Portfolio | Fed's interest rate move to have 'limited' impact on yuan
US rate rise would add depreciation pressure to yuan but not enough to destabilise the markets

Investors are wondering if an interest rate increase by the US Federal Reserve will trigger further capital outflows in China, adding to pressures already weighing negatively on the yuan.
The Fed funds futures assign a 30 per cent probability of a quarter-percentage point rate increase on Thursday, which reflects the majority view that a rate rise this week is unlikely. Analysts seeking to discern the impact of an eventual rate rise believe it will pile modest downward pressure on China's currency.

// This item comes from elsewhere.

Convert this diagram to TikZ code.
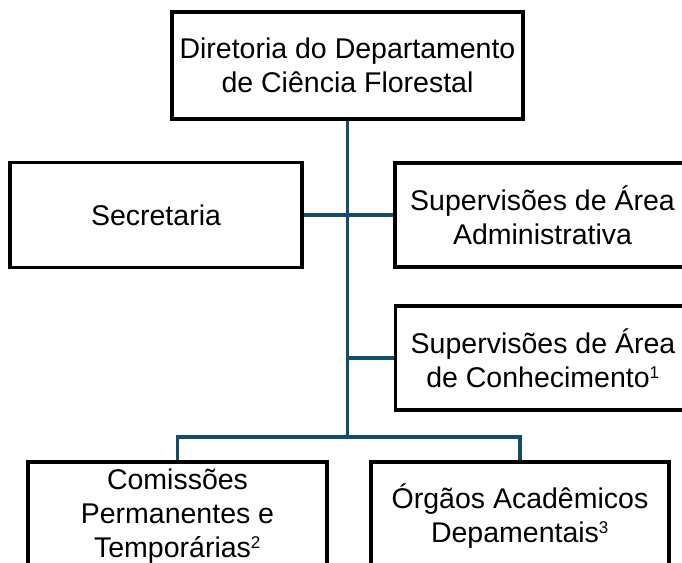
\documentclass[tikz,border=0pt]{standalone}
\usepackage{fontspec}
\setmainfont{Liberation Sans}
\definecolor{linkblue}{HTML}{124E6B}
\newcommand{\supnote}[1]{\textsuperscript{\fontsize{17}{17}\selectfont #1}}
\begin{document}
\begin{tikzpicture}[x=1pt,y=1pt,
  box/.style={draw=black,line width=3.5pt,rectangle,fill=white,align=center,
    inner sep=0pt,font=\fontsize{28.5}{34}\selectfont},
  link/.style={draw=linkblue,line width=3.2pt}]
\useasboundingbox (0,0) rectangle (682,-562);
\clip (0,0) rectangle (682,-562);
\coordinate (bus) at (347.5,-437);
\node[box,minimum width=351pt,minimum height=107pt] (top) at (347.5,-65.5) {Diretoria do Departamento\\de Ciência Florestal};
\node[box,minimum width=292pt,minimum height=105pt] (sec) at (156,-215) {Secretaria};
\node[box,minimum width=295pt,minimum height=104pt] (adm) at (542.5,-215) {Supervisões de Área\\Administrativa};
\node[box,minimum width=295pt,minimum height=104pt] (con) at (543,-358) {Supervisões de Área\\de Conhecimento\supnote{1}};
\node[box,minimum width=299pt,minimum height=108pt] (com) at (177.5,-516) {Comissões\\Permanentes e\\Temporárias\supnote{2}};
\node[box,minimum width=298pt,minimum height=108pt] (org) at (520,-516) {Órgãos Acadêmicos\\Depamentais\supnote{3}};
\draw[link] (top.south) -- (bus);
\draw[link] (sec.east) -- (adm.west);
\draw[link] (con.west) -- (con.west -| bus);
\draw[link] (com.north) |- (bus) -| (org.north);
\end{tikzpicture}
\end{document}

"The Fed's rate hike, whenever it happens, will likely add depreciation pressure for the yuan, but with the help of foreign exchange controls and intervention, I believe China will and can keep the yuan at or stronger than 6.5 this year," UBS economist Wang Tao wrote in a recent note. She forecasts a modest devaluation of 3 to 5 per cent against the US dollar in 2016.
"Sharp yuan depreciation could [destabilise] domestic expectations, leading to more outflows and greater depreciation pressure; trigger large depreciations in other competitor economies' currencies, which in the end would limit the degree and export-related benefit of yuan depreciation," Wang said.
"The most important thing is not how much the yuan moves at this stage, but how much flexibility it has to decouple from the dollar and the Fed's monetary policy in the future," she added.
Heng Koon-how, a foreign exchange strategist with Credit Suisse private banking, said as long as the Fed raises interest rates gradually, and signals its intent, there should be "minimal impact" on the yuan and China's financial stability. However, some are doubtful. China will be able to defend its currency, despite a massive foreign currency reserve war chest.